The main command line tools that this book will introduce are the following:

  • curl: a tool to download data and text from the web;

  • grep: a tool to search our data and text;

  • gawk: a tool to manipulate our data and text;

  • sed: a tool to edit our data and text;

  • xargs: a tool to repeat the same step for multiple data items;

  • xmllint: a tool to search in XML data files.

Other command line tools are also presented to perform minor data and text manipulations, such as:

  • cat: a tool to get the content of file;

  • tr: a tool to replace one character by another;

  • sort: a tool to sort multiple lines;

  • head: a tool to select only the first lines.

Pipelines

A fundamental technique introduced in Chap. 3 is how to redirect the output of a command line tool as input to another tool, or to a file. This enables the construction of pipelines of sequential invocations of command line tools. Using a few commands integrated in a pipeline is really the maximum shell scripting that this book will use. Scripts longer than that would cross the line of not having to learn programming skills.

Chapter 4 is about extracting useful information from the text retrieved previously.

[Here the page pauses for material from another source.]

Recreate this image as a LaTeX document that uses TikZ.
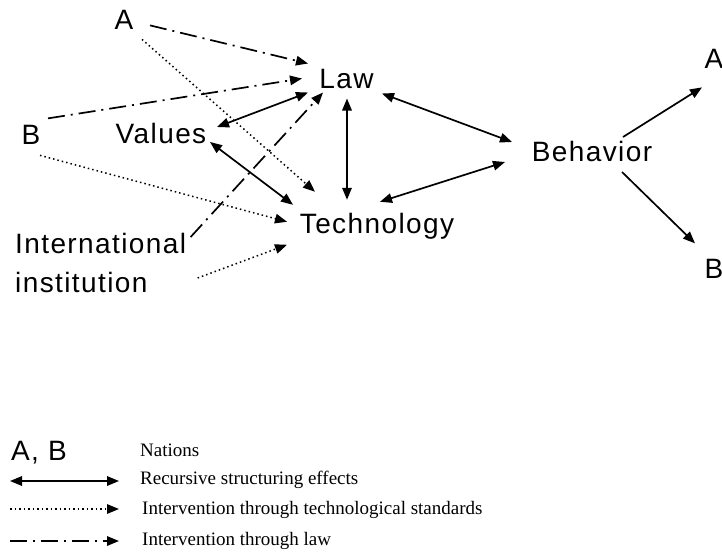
\documentclass[tikz,border=0pt]{standalone}
\usepackage{fontspec}
\setmainfont{Liberation Serif}
\newfontfamily\labelfont{Liberation Sans}[LetterSpace=5]
\usetikzlibrary{arrows.meta}

\tikzset{
  lbl/.style={inner sep=0pt, anchor=base, font=\labelfont\fontsize{28}{39}\selectfont},
  legtext/.style={inner sep=0pt, anchor=west, font=\fontsize{19}{22}\selectfont},
  tip/.style={-{Triangle[length=12pt,width=9.5pt]}},
  both/.style={{Triangle[length=12pt,width=9.5pt]}-{Triangle[length=12pt,width=9.5pt]}},
  recursive/.style={both, line width=1.7pt},
  techstd/.style={tip, line width=1.5pt, dash pattern=on 1.5pt off 3pt},
  lawint/.style={tip, line width=1.7pt, dash pattern=on 17pt off 6pt on 2pt off 6pt},
}

\begin{document}
\begin{tikzpicture}[x=1pt, y=-1pt]
    \useasboundingbox (0,0) rectangle (722,558);

    % actors and structures
    \node[lbl] (natA) at (124,29) {A};
    \node[lbl] (natB) at (31,144) {B};
    \node[lbl] (law) at (346.5,88) {Law};
    \node[lbl] (values) at (161,143) {Values};
    \node[lbl] (tech) at (377,233) {Technology};
    \node[lbl] (behav) at (592,161) {Behavior};
    \node[lbl] (outA) at (714,68) {A};
    \node[lbl] (outB) at (714,278) {B};
    \node[lbl, anchor=north west, align=left] (intl) at (15,233) {International\\institution};

    % intervention through law
    \draw[lawint] ([shift={(26,6)}]natA.center) -- ([shift={(-38.5,-15)}]law.center);
    \draw[lawint] ([shift={(17,-16)}]natB.center) -- ([shift={(-44.5,0)}]law.center);
    \draw[lawint] ([shift={(90,-26)}]intl.center) -- ([shift={(-23.5,14)}]law.center);

    % intervention through technological standards
    \draw[techstd] ([shift={(18,20)}]natA.center) -- ([shift={(-62,-34)}]tech.center);
    \draw[techstd] ([shift={(9,21)}]natB.center) -- ([shift={(-90,-4)}]tech.center);
    \draw[techstd] ([shift={(97,15)}]intl.center) -- ([shift={(-90,19)}]tech.center);

    % recursive structuring effects
    \draw[recursive] ([shift={(56,-6)}]values.center) -- ([shift={(-38.5,14)}]law.center);
    \draw[recursive] ([shift={(49,9)}]values.center) -- ([shift={(-84,-21)}]tech.center);
    \draw[recursive] ([shift={(0.5,20)}]law.center) -- ([shift={(-30,-26)}]tech.center);
    \draw[recursive] ([shift={(35.5,15)}]law.center) -- ([shift={(-80,-9)}]behav.center);
    \draw[recursive] ([shift={(3,-24)}]tech.center) -- ([shift={(-87,11)}]behav.center);

    % behaviour back to the nations
    \draw[tip, line width=1.7pt] ([shift={(31,-14)}]behav.center) -- ([shift={(-12,29)}]outA.center);
    \draw[tip, line width=1.7pt] ([shift={(30,21)}]behav.center) -- ([shift={(-19,-25)}]outB.center);

    % legend
    \node[lbl, anchor=base west] (keyAB) at (11,460) {A, B};
    \node[legtext] (keyNat) at (140,450) {Nations};
    \coordinate (r1) at (10,481);  \coordinate (r2) at (119,481);
    \coordinate (s1) at (10,509);  \coordinate (s2) at (119,509);
    \coordinate (l1) at (10,541);  \coordinate (l2) at (119,541);
    \draw[recursive] (r1) -- (r2);
    \draw[techstd] (s1) -- (s2);
    \draw[lawint] (l1) -- (l2);
    \node[legtext] (keyRec) at (140,480) {Recursive structuring effects};
    \node[legtext] (keyTech) at (142,510) {Intervention through technological standards};
    \node[legtext] (keyLaw) at (142,541) {Intervention through law};
\end{tikzpicture}
\end{document}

The example consists in finding references to malignant hyperthermia in these caffeine related texts, so we may be able to check any valid relation.

Regular Expressions

A powerful pattern matching technique described in this chapter is the usage of regular expressionsFootnote 16 in the grep command line tool to perform Named-Entity Recognition (NER)Footnote 17. Regular expressions originated in 1951 (Kleene 1951), so they are even older than shell scripting, but still popular and available in multiple software applications and programming languages (Forta 2018). A regular expression is a string that include special operators represented by special characters. For example, the regular expression A|C|G|T will identify in a given string any of the four nucleobases adenine (A), cytosine (C), guanine (G), or thymine (T).

Another technique introduced is tokenization. It addresses the challenge of identifying the text boundaries, such as splitting a text into sentences. So, we can keep only the sentences that may have something we want. Chapter 4 also describes how can we try to find two entities in the same sentence, providing a simple solution to the relation extraction challengeFootnote 18.

Semantics

Instead of trying to recognize a limited list of entities, Chap. 5 explains how can we use ontologies to construct large lexicons that include all the entities of a given domain, e.g. humans diseases. The chapter also explains how the semantics encoded in an ontology can be used to expand a search by adding the ancestors and related classes of a given entity. Finally, a simple solution to the Entity LinkingFootnote 19 challenge is given, where each entity recognized is mapped to a class in an ontology. A simple technique to solve the ambiguity issue when the same label can be mapped to more than one class is also briefly presented.